Davacının dayandığı ve dava konusu taşınmaza ait kira sözleşmesi 30.03.2014 başlangıç tarihli ve bir yıl süreli olup, kiraya veren davacı ... ile kiracı dava dışı ... arasında düzenlenmiştir. Sözleşmenin hususi şartlar 4. Maddesinde kiracının kiralananı kısmen veya tamamen devir veya ciro edemeyeceği kararlaştırılmış olup bu hüküm tarafları bağlar. 6098 sayılı Türk Borçlar Kanununun 323. Maddesinde kiracının, kiraya verenin yazılı rızasını almadıkça, kira ilişkisini başkasına devredemeyeceği hükmü düzenlenmiş olup, davalı ... kiralananın, davacının muvafakati ve yazılı rızası ile kendisine devredildiği hususunu ispat edememiştir.

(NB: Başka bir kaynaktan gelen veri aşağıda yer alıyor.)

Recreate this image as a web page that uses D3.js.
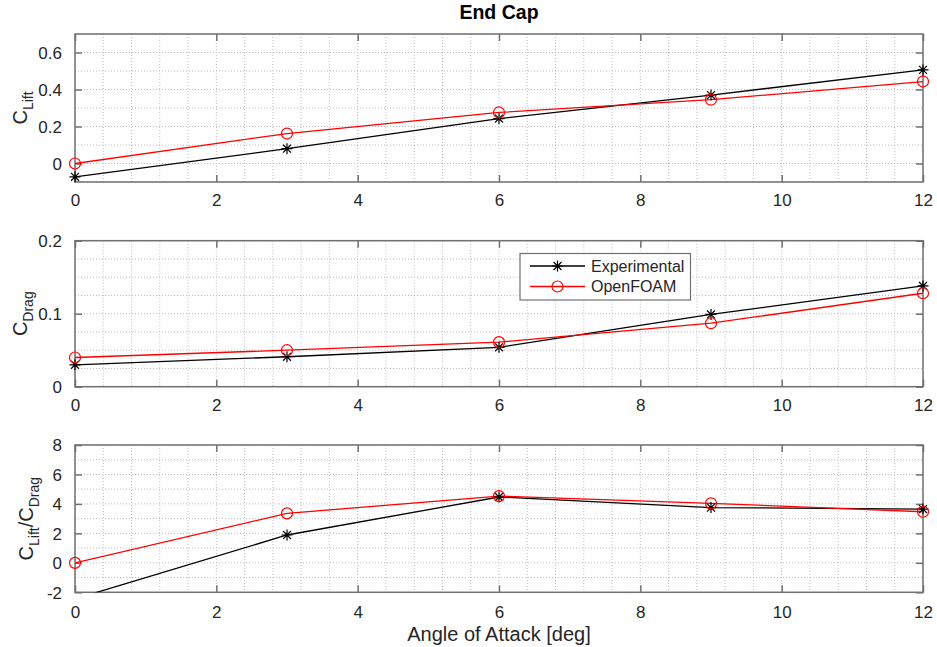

Bu nedenle kira ilişkisinin davalıya devredildiğinden bahsedilemez. Bu durumda davalının fuzuli şagil olduğunun kabulü gerekir. Türk Borçlar Kanunu'nun 316.maddesinde belirtilen otuz gün süreli eski hale getirme ihtarnamesinin kiracılara gönderilmesi gerekmektedir. Kiralananı fuzuli işgal eden davalı için yasada ihtar şartı düzenlenmemiştir. Kiralananın, sözleşmedeki devir yasağına rağmen davalıya devredildiğinin anlaşılması karşısında Mahkemece fuzuli işgalci durumunda bulunan davalının kiralanandan tahliyesine karar verilmesi gerekirken yazılı şekilde davanın reddine karar verilmesi doğru değildir. Hüküm bu nedenle bozulmalıdır.
SONUÇ: Yukarıda açıklanan nedenlerle hükmün HUMK'nun 428. maddesi gereğince davacı yararına BOZULMASINA, peşin alınan temyiz harcının istek halinde temyiz edene iadesine, 6100 sayılı HMK'nun Geçici Madde 3 atfıyla 1086 sayılı HUMK'nun 440. maddesi gereğince karar düzeltme yolu kapalı olmak üzere, 27.09.2017 gününde oybirliğiyle karar verildi.







Bu olayda da tam duruma uyan bir içtihat bulabilir misiniz bilmiyorum ama bence davayı açıp şansınızı denemeniz iyi olur.